LNG

Liquefied Natural Gas

Liquefied natural gas: volume by 600 times reduced

Natural gas is transported from the countries that produce it by either pipelines or LNG vessels. LNG vessels are large ships specially fitted for transporting LNG (liquefied natural gas). The liquefaction process consists of cooling natural gas to a temperature of –162 °C at normal atmospheric pressure. Once liquefied, the gas’s volume is 600 times smaller, making it possible to transport large amounts of energy by ship over huge distances.

 

The LNG chain

The natural gas is liquefied and stored in tanks in the producing country before being loaded into an LNG vessel. It is then transported to the destination country, where it undergoes the reverse process: the cargo is unloaded and stored in large tanks before being regasified and injected into the network as and when required.

LNG in the world

LNG currently accounts for more than 30% of international trade in natural gas and demand continues to grow.
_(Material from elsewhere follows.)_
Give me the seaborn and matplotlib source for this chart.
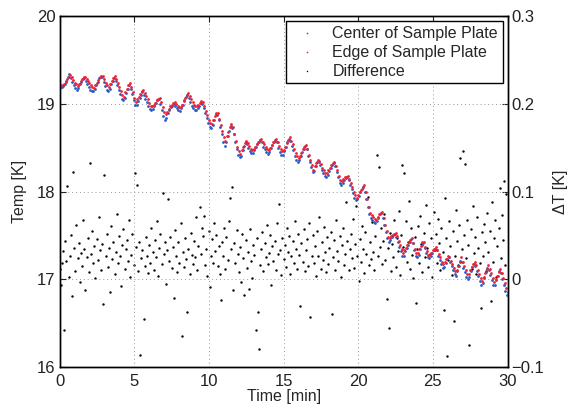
import numpy as np
import pandas as pd
import matplotlib
matplotlib.use("Agg")
import matplotlib.pyplot as plt
import seaborn as sns

# Nhiệt độ mép tấm mẫu (mỗi 0.1 phút, 0 -> 30 phút)
edge_temp = [
    19.20, 19.21, 19.21, 19.22, 19.25, 19.28, 19.31, 19.33, 19.30, 19.27,
    19.24, 19.22, 19.20, 19.23, 19.26, 19.28, 19.30, 19.31, 19.28, 19.26,
    19.24, 19.21, 19.19, 19.18, 19.21, 19.24, 19.27, 19.30, 19.32, 19.32,
    19.28, 19.24, 19.21, 19.19, 19.23, 19.26, 19.29, 19.32, 19.28, 19.24,
    19.19, 19.14, 19.10, 19.08, 19.13, 19.17, 19.21, 19.24, 19.19, 19.13,
    19.07, 19.02, 19.05, 19.08, 19.11, 19.14, 19.16, 19.12, 19.09, 19.05,
    19.01, 18.98, 18.97, 18.99, 19.01, 19.04, 19.06, 19.07, 19.02, 18.96,
    18.91, 18.88, 18.91, 18.94, 18.97, 18.99, 19.01, 19.02, 19.00, 18.98,
    18.96, 18.96, 18.99, 19.03, 19.07, 19.10, 19.12, 19.09, 19.05, 19.02,
    18.99, 18.97, 18.97, 18.99, 19.01, 19.03, 19.02, 18.97, 18.92, 18.87,
    18.82, 18.78, 18.77, 18.82, 18.86, 18.89, 18.89, 18.83, 18.76, 18.69,
    18.62, 18.58, 18.63, 18.68, 18.73, 18.77, 18.73, 18.66, 18.58, 18.51,
    18.46, 18.43, 18.47, 18.51, 18.55, 18.58, 18.55, 18.52, 18.49, 18.47,
    18.48, 18.51, 18.54, 18.57, 18.59, 18.60, 18.57, 18.54, 18.51, 18.48,
    18.47, 18.50, 18.53, 18.56, 18.58, 18.60, 18.56, 18.52, 18.48, 18.46,
    18.47, 18.51, 18.55, 18.59, 18.62, 18.58, 18.54, 18.49, 18.44, 18.40,
    18.38, 18.41, 18.44, 18.48, 18.51, 18.53, 18.48, 18.42, 18.36, 18.30,
    18.25, 18.29, 18.33, 18.36, 18.35, 18.31, 18.27, 18.24, 18.21, 18.21,
    18.24, 18.27, 18.30, 18.32, 18.34, 18.29, 18.24, 18.18, 18.13, 18.12,
    18.14, 18.16, 18.17, 18.18, 18.14, 18.10, 18.05, 18.00, 17.96, 17.93,
    17.96, 17.99, 18.02, 18.05, 18.07, 18.00, 17.91, 17.82, 17.75, 17.73,
    17.71, 17.69, 17.68, 17.71, 17.74, 17.76, 17.77, 17.70, 17.62, 17.55,
    17.48, 17.47, 17.49, 17.51, 17.52, 17.53, 17.49, 17.44, 17.39, 17.34,
    17.30, 17.33, 17.36, 17.39, 17.42, 17.45, 17.47, 17.41, 17.35, 17.30,
    17.30, 17.34, 17.38, 17.42, 17.42, 17.37, 17.32, 17.28, 17.28, 17.30,
    17.33, 17.35, 17.37, 17.33, 17.29, 17.25, 17.20, 17.17, 17.20, 17.23,
    17.26, 17.25, 17.21, 17.17, 17.13, 17.09, 17.10, 17.15, 17.20, 17.25,
    17.20, 17.15, 17.10, 17.06, 17.06, 17.10, 17.14, 17.17, 17.20, 17.16,
    17.11, 17.06, 17.01, 16.98, 17.03, 17.07, 17.12, 17.16, 17.12, 17.07,
    17.02, 16.97, 17.00, 17.04, 17.08, 17.12, 17.07, 17.01, 16.96, 16.90,
    16.85,
]

# Nhiệt độ tâm tấm mẫu (mỗi 0.1 phút, lệch 0.05 phút)
center_temp = [
    19.18, 19.19, 19.20, 19.22, 19.26, 19.30, 19.34, 19.29, 19.25, 19.21,
    19.18, 19.16, 19.18, 19.22, 19.25, 19.28, 19.29, 19.26, 19.22, 19.19,
    19.16, 19.15, 19.14, 19.17, 19.21, 19.25, 19.29, 19.31, 19.30, 19.25,
    19.20, 19.16, 19.14, 19.17, 19.22, 19.26, 19.29, 19.26, 19.21, 19.16,
    19.11, 19.06, 19.04, 19.07, 19.12, 19.17, 19.21, 19.17, 19.11, 19.04,
    18.99, 18.99, 19.03, 19.07, 19.10, 19.13, 19.10, 19.06, 19.02, 18.98,
    18.94, 18.93, 18.94, 18.98, 19.01, 19.04, 19.05, 19.00, 18.93, 18.86,
    18.81, 18.84, 18.89, 18.93, 18.96, 18.98, 19.00, 18.98, 18.95, 18.93,
    18.92, 18.95, 18.99, 19.04, 19.08, 19.10, 19.07, 19.02, 18.98, 18.95,
    18.93, 18.93, 18.95, 18.98, 19.01, 19.00, 18.95, 18.89, 18.84, 18.78,
    18.74, 18.72, 18.76, 18.82, 18.88, 18.87, 18.81, 18.74, 18.66, 18.57,
    18.52, 18.56, 18.63, 18.69, 18.75, 18.72, 18.65, 18.56, 18.48, 18.42,
    18.39, 18.41, 18.47, 18.52, 18.56, 18.54, 18.50, 18.46, 18.44, 18.44,
    18.47, 18.51, 18.54, 18.57, 18.59, 18.56, 18.51, 18.48, 18.45, 18.43,
    18.45, 18.50, 18.53, 18.56, 18.59, 18.56, 18.50, 18.45, 18.42, 18.42,
    18.46, 18.51, 18.56, 18.60, 18.58, 18.52, 18.47, 18.41, 18.36, 18.34,
    18.36, 18.40, 18.45, 18.49, 18.52, 18.48, 18.40, 18.34, 18.28, 18.22,
    18.23, 18.29, 18.34, 18.34, 18.30, 18.25, 18.21, 18.18, 18.17, 18.19,
    18.23, 18.27, 18.30, 18.32, 18.29, 18.22, 18.16, 18.10, 18.08, 18.10,
    18.13, 18.15, 18.17, 18.13, 18.08, 18.03, 17.98, 17.93, 17.90, 17.91,
    17.95, 17.99, 18.03, 18.05, 18.00, 17.91, 17.82, 17.74, 17.70, 17.67,
    17.65, 17.64, 17.66, 17.70, 17.74, 17.76, 17.70, 17.62, 17.54, 17.47,
    17.43, 17.45, 17.48, 17.50, 17.52, 17.48, 17.42, 17.37, 17.32, 17.27,
    17.27, 17.32, 17.36, 17.39, 17.43, 17.46, 17.41, 17.33, 17.27, 17.25,
    17.28, 17.34, 17.39, 17.41, 17.36, 17.30, 17.25, 17.24, 17.26, 17.30,
    17.33, 17.35, 17.33, 17.27, 17.22, 17.17, 17.13, 17.14, 17.19, 17.23,
    17.25, 17.20, 17.15, 17.10, 17.06, 17.04, 17.09, 17.15, 17.21, 17.20,
    17.13, 17.08, 17.03, 17.00, 17.03, 17.09, 17.14, 17.17, 17.15, 17.09,
    17.04, 16.98, 16.94, 16.96, 17.02, 17.08, 17.13, 17.11, 17.05, 16.99,
    16.94, 16.94, 16.99, 17.04, 17.09, 17.07, 17.00, 16.93, 16.87, 16.82,
]

# Chênh lệch nhiệt độ (trục phải), mỗi 0.075 phút
diff_temp = [
    0.012, -0.006, 0.018, 0.032, -0.058, 0.044, 0.021, 0.106, 0.003, 0.027,
    0.051, -0.019, 0.122, 0.036, 0.009, 0.062, 0.024, 0.041, -0.003, 0.030,
    0.015, 0.068, 0.034, -0.012, 0.025, 0.047, 0.008, 0.132, 0.029, 0.055,
    0.019, 0.038, 0.001, 0.046, 0.022, 0.071, 0.033, 0.011, 0.040, -0.028,
    0.119, 0.027, 0.052, 0.014, 0.036, -0.015, 0.061, 0.023, 0.043, 0.006,
    0.031, 0.074, 0.018, 0.049, 0.026, -0.008, 0.039, 0.057, 0.012, 0.034,
    0.045, 0.021, 0.068, 0.003, 0.028, 0.052, 0.016, 0.121, 0.037, 0.108,
    0.009, 0.042, -0.086, 0.024, 0.033, -0.045, 0.015, 0.048, 0.026, 0.007,
    0.039, 0.019, 0.058, 0.031, 0.011, 0.045, 0.025, 0.066, 0.004, 0.036,
    0.052, 0.017, 0.098, 0.029, 0.043, -0.005, 0.033, 0.091, 0.021, 0.048,
    0.013, 0.037, -0.021, 0.056, 0.026, 0.008, 0.042, 0.019, 0.064, -0.065,
    0.031, 0.014, 0.047, 0.023, -0.037, 0.035, 0.006, 0.053, 0.028, 0.017,
    0.044, 0.025, 0.071, 0.011, 0.038, 0.082, 0.029, 0.059, 0.049, 0.072,
    0.016, 0.035, 0.004, 0.055, -0.009, 0.027, 0.046, 0.019, 0.064, 0.032,
    0.051, 0.015, 0.038, 0.006, -0.024, 0.043, 0.027, 0.059, 0.012, 0.048,
    0.022, 0.066, 0.093, 0.034, 0.105, -0.012, 0.041, 0.018, 0.056, 0.029,
    0.008, 0.037, -0.003, 0.052, 0.024, -0.018, 0.045, 0.013, 0.031, -0.011,
    0.057, 0.021, 0.002, 0.039, 0.028, -0.058, 0.047, -0.037, -0.080, 0.016,
    0.034, 0.054, 0.009, 0.041, 0.025, 0.062, 0.017, 0.030, 0.050, -0.006,
    0.038, 0.021, 0.044, 0.010, 0.064, 0.029, 0.086, 0.033, 0.005, 0.047,
    0.023, 0.039, 0.014, 0.058, 0.031, 0.049, 0.006, 0.026, 0.044, 0.018,
    0.066, 0.035, 0.012, 0.052, 0.028, -0.030, 0.041, 0.020, 0.057, 0.009,
    0.033, 0.046, 0.015, 0.064, -0.043, 0.027, 0.051, 0.019, 0.038, 0.004,
    0.055, 0.026, 0.071, 0.012, 0.043, 0.022, 0.060, 0.031, 0.008, 0.048,
    0.017, 0.036, 0.054, -0.040, 0.025, 0.045, 0.011, 0.067, 0.032, 0.021,
    0.049, 0.003, 0.039, 0.058, 0.016, 0.029, 0.088, 0.044, 0.010, 0.034,
    0.052, 0.024, 0.069, 0.013, 0.040, 0.083, 0.027, -0.002, 0.046, 0.020,
    0.061, 0.035, 0.007, 0.054, 0.029, 0.094, 0.016, 0.042, 0.023, 0.065,
    0.031, 0.011, 0.049, 0.142, 0.026, 0.128, 0.037, 0.058, 0.017, 0.044,
    0.074, 0.022, -0.022, 0.036, -0.056, 0.053, 0.009, 0.040, 0.025, 0.068,
    0.014, 0.047, 0.032, 0.078, 0.005, 0.051, 0.130, 0.037, 0.121, 0.066,
    0.020, 0.043, 0.089, 0.012, 0.058, 0.028, 0.002, 0.048, -0.027, 0.034,
    0.061, 0.019, 0.072, 0.040, 0.008, 0.053, 0.025, 0.085, 0.036, 0.014,
    0.064, 0.029, 0.047, 0.003, 0.077, 0.033, 0.052, 0.018, 0.069, 0.041,
    0.011, 0.058, 0.031, -0.035, 0.093, 0.047, -0.088, 0.022, 0.066, 0.038,
    0.005, 0.055, -0.047, 0.027, 0.079, 0.044, 0.016, 0.062, 0.138, 0.034,
    0.146, 0.051, 0.131, 0.024, 0.068, 0.039, -0.075, 0.057, 0.012, 0.083,
    0.030, 0.048, 0.006, 0.071, 0.036, 0.019, -0.033, 0.054, 0.026, 0.063,
    0.042, 0.009, 0.076, 0.031, 0.055, -0.025, 0.088, 0.020, 0.047, 0.067,
    0.003, 0.038, 0.058, 0.104, 0.024, 0.073, 0.045, 0.112, 0.016, 0.097,
]

x_ticks = [0, 5, 10, 15, 20, 25, 30]
temp_ticks = [16, 17, 18, 19, 20]
dt_ticks = [-0.1, 0, 0.1, 0.2, 0.3]
dt_tick_labels = ["\u22120.1", "0", "0.1", "0.2", "0.3"]

# Trục thời gian (lưới lấy mẫu đều)
t_edge = np.round(np.arange(len(edge_temp)) * 0.1, 3)
t_center = np.round(np.arange(len(center_temp)) * 0.1 + 0.05, 3)
t_diff = np.round(np.arange(len(diff_temp)) * 0.075, 3)

df_edge = pd.DataFrame({"time": t_edge, "temp": edge_temp})
df_center = pd.DataFrame({"time": t_center, "temp": center_temp})
df_diff = pd.DataFrame({"time": t_diff, "dT": diff_temp})

sns.set_style("white")
plt.rcParams["font.family"] = ["Liberation Sans", "DejaVu Sans"]

fig, ax = plt.subplots(figsize=(5.68, 4.11), dpi=100)
fig.subplots_adjust(left=0.105, right=0.8935, bottom=0.107, top=0.961)
ax2 = ax.twinx()

blue = "#2a5cc4"
red = "#ee2233"

# Chênh lệch vẽ ở trục phải, nằm dưới các đường nhiệt độ
sns.scatterplot(data=df_diff, x="time", y="dT", ax=ax2, color="black",
                s=3, linewidth=0, marker="o", label="Difference", legend=False)
sns.scatterplot(data=df_center, x="time", y="temp", ax=ax, color=blue,
                s=4, linewidth=0, marker="o", label="Center of Sample Plate", legend=False)
sns.scatterplot(data=df_edge, x="time", y="temp", ax=ax, color=red,
                s=4, linewidth=0, marker="o", label="Edge of Sample Plate", legend=False)

ax.set_zorder(ax2.get_zorder() + 1)
ax.patch.set_visible(False)

ax.set_xlim(0, 30)
ax.set_ylim(16, 20)
ax2.set_ylim(-0.1, 0.3)
ax.set_xticks(x_ticks)
ax.set_yticks(temp_ticks)
ax2.set_yticks(dt_ticks)
ax2.set_yticklabels(dt_tick_labels)

ax.grid(True, linestyle=(0, (1, 3)), color="#9a9a9a", linewidth=0.7)
ax2.grid(False)

for a in (ax, ax2):
    for sp in a.spines.values():
        sp.set_visible(True)
        sp.set_color("black")
        sp.set_linewidth(1.0)
ax.tick_params(axis="both", direction="in", length=4, width=0.8, labelsize=12,
               colors="#222222", top=True, right=False, pad=3)
ax.tick_params(axis="x", pad=5)
ax2.tick_params(axis="y", direction="in", length=4, width=0.8, labelsize=12,
                colors="#222222", pad=3)

ax.set_xlabel("Time [min]", fontsize=11.5, labelpad=0)
ax.set_ylabel("Temp [K]", fontsize=11.5, labelpad=7)
ax2.set_ylabel("\u0394T [K]", fontsize=11.5, labelpad=6)

h1, l1 = ax.get_legend_handles_labels()
h2, l2 = ax2.get_legend_handles_labels()
leg = ax.legend(h1 + h2, l1 + l2, loc="upper right", fontsize=11.5,
                frameon=True, fancybox=False, framealpha=1, edgecolor="black",
                borderaxespad=0.3, handletextpad=0.6, labelspacing=0.25,
                borderpad=0.3, markerscale=0.6)
leg.get_frame().set_linewidth(1.0)

plt.savefig("out.png", dpi=100)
The volume of LNG trade reached 220.2 million tons in 2010, or an increase of 21.2% from 2009. The success of LNG is primarily due to the flexibility of LNG transport when compared with natural transmission by pipeline: LNG cargoes can sail to various LNG reception terminals and LNG reception terminals can receive LNG cargoes from different countries.

 

The LNG industry worldwide consists of:

  • 25 LNG production facilities - totalling 94 liquefaction trains - located in 18 countries on 5 continents. The world leader in LNG production is Qatar, followed by Indonesia, Malaysia, Australia and Algeria. LNG liquefaction capacity totaled 269.6 million tons per annum in 2010 and increased by 9.7% since 2009 thanks to, among other things, the commissioning of four new liquefaction trains in Qatar, Yemen and Peru.
  • 83 LNG receiving terminals located in 23 countries on 4 continents. Japan, Korea and Spain are currently the world's biggest LNG importers. Send-out capacity totaled 600 million tons per annum in 2010.
  • 360 LNG carriers; the combined capacity of the LNG fleet worldwide is at 51 million cubic meters and has increased by 13.3% since 2009.